The third mistake is separating controls from emergency planning. If a fixture includes or supports emergency battery backup, the control strategy should not compromise required emergency illumination. In commercial environments, that is a serious consideration. The right fixture and sensor combination needs to support normal operation while maintaining code-compliant emergency function when power fails.
How to choose between occupancy sensors vs motion sensors
Start with the space, not the product label. Ask how the area is used, what kind of movement occurs, whether users expect automatic-on behavior, and whether there are code requirements for shutoff or manual-on control. Then look at mounting height, obstructions, and whether the environment is interior, exterior, open, or partitioned.
If the priority is interior lighting automation with occupancy-based logic, occupancy sensors are usually the right category. If the priority is simple movement-triggered activation, especially outdoors or in pass-through areas, motion sensors may be the cleaner solution.

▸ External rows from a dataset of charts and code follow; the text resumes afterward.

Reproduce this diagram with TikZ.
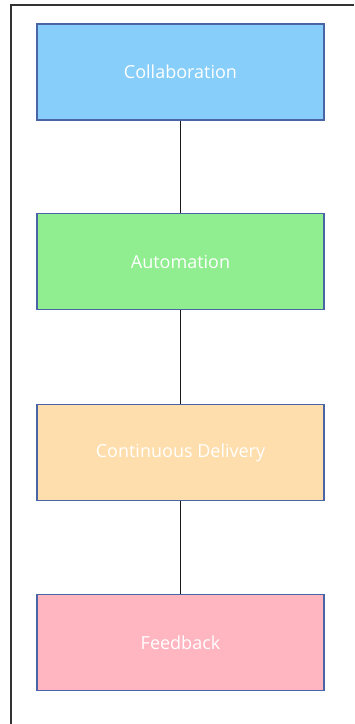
\documentclass[tikz,border=0pt]{standalone}
\usepackage{fontspec}
\setmainfont{Open Sans}
\definecolor{cblue}{HTML}{87CEFA}
\definecolor{cgreen}{HTML}{90EE90}
\definecolor{cpeach}{HTML}{FFDEAD}
\definecolor{cpink}{HTML}{FFB6C1}
\definecolor{cborder}{HTML}{4A65A5}
\begin{document}
\begin{tikzpicture}[x=1pt,y=-1pt,
  stage/.style={draw=cborder, line width=1.5pt, minimum width=287pt, minimum height=96pt,
    inner sep=0pt, text=white, font=\fontsize{18}{21}\selectfont},
  link/.style={draw=black!90, line width=1.8pt}]
\useasboundingbox (0,0) rectangle (354,724);
\draw[draw=black!80, line width=1.2pt] (11,724) -- (11,5) -- (354,5);
\node[stage, fill=cblue] (c) at (180.5,72) {Collaboration};
\node[stage, fill=cgreen] (a) at (180.5,261.5) {Automation};
\node[stage, fill=cpeach] (d) at (180.5,452.5) {Continuous Delivery};
\node[stage, fill=cpink] (f) at (180.5,642.5) {Feedback};
\draw[link] (c) -- (a);
\draw[link] (a) -- (d);
\draw[link] (d) -- (f);
\end{tikzpicture}
\end{document}
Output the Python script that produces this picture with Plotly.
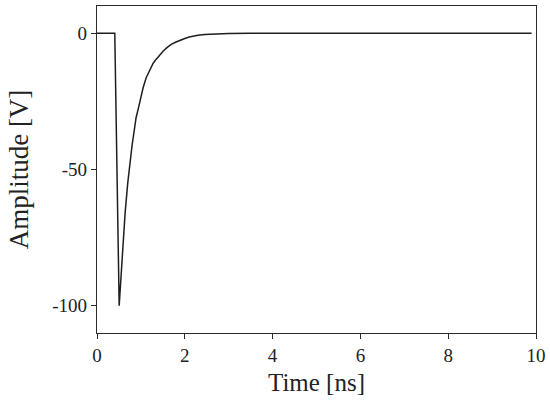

When spaces involve quiet work, irregular movement, or high complaint risk, dual-tech occupancy sensing is often worth the added cost. When the application is straightforward and budget-sensitive, PIR-based control may be more than adequate. There is no single best sensor for every project. The best choice is the one that matches the use case, the code path, and the fixture layout.
For buyers managing retrofits or multi-space projects, consistency also matters. Standardizing on sensor types and settings where appropriate can make future maintenance easier and reduce troubleshooting time. That is especially helpful in facilities with multiple room types and mixed operating hours.
A good sensor should disappear into the background of the building. If people only notice it when the lights fail to behave the way they expect, the control strategy still needs work. When you match the sensor to the space, the payoff is straightforward: lower energy use, fewer callbacks, and lighting that supports the job instead of getting in the way.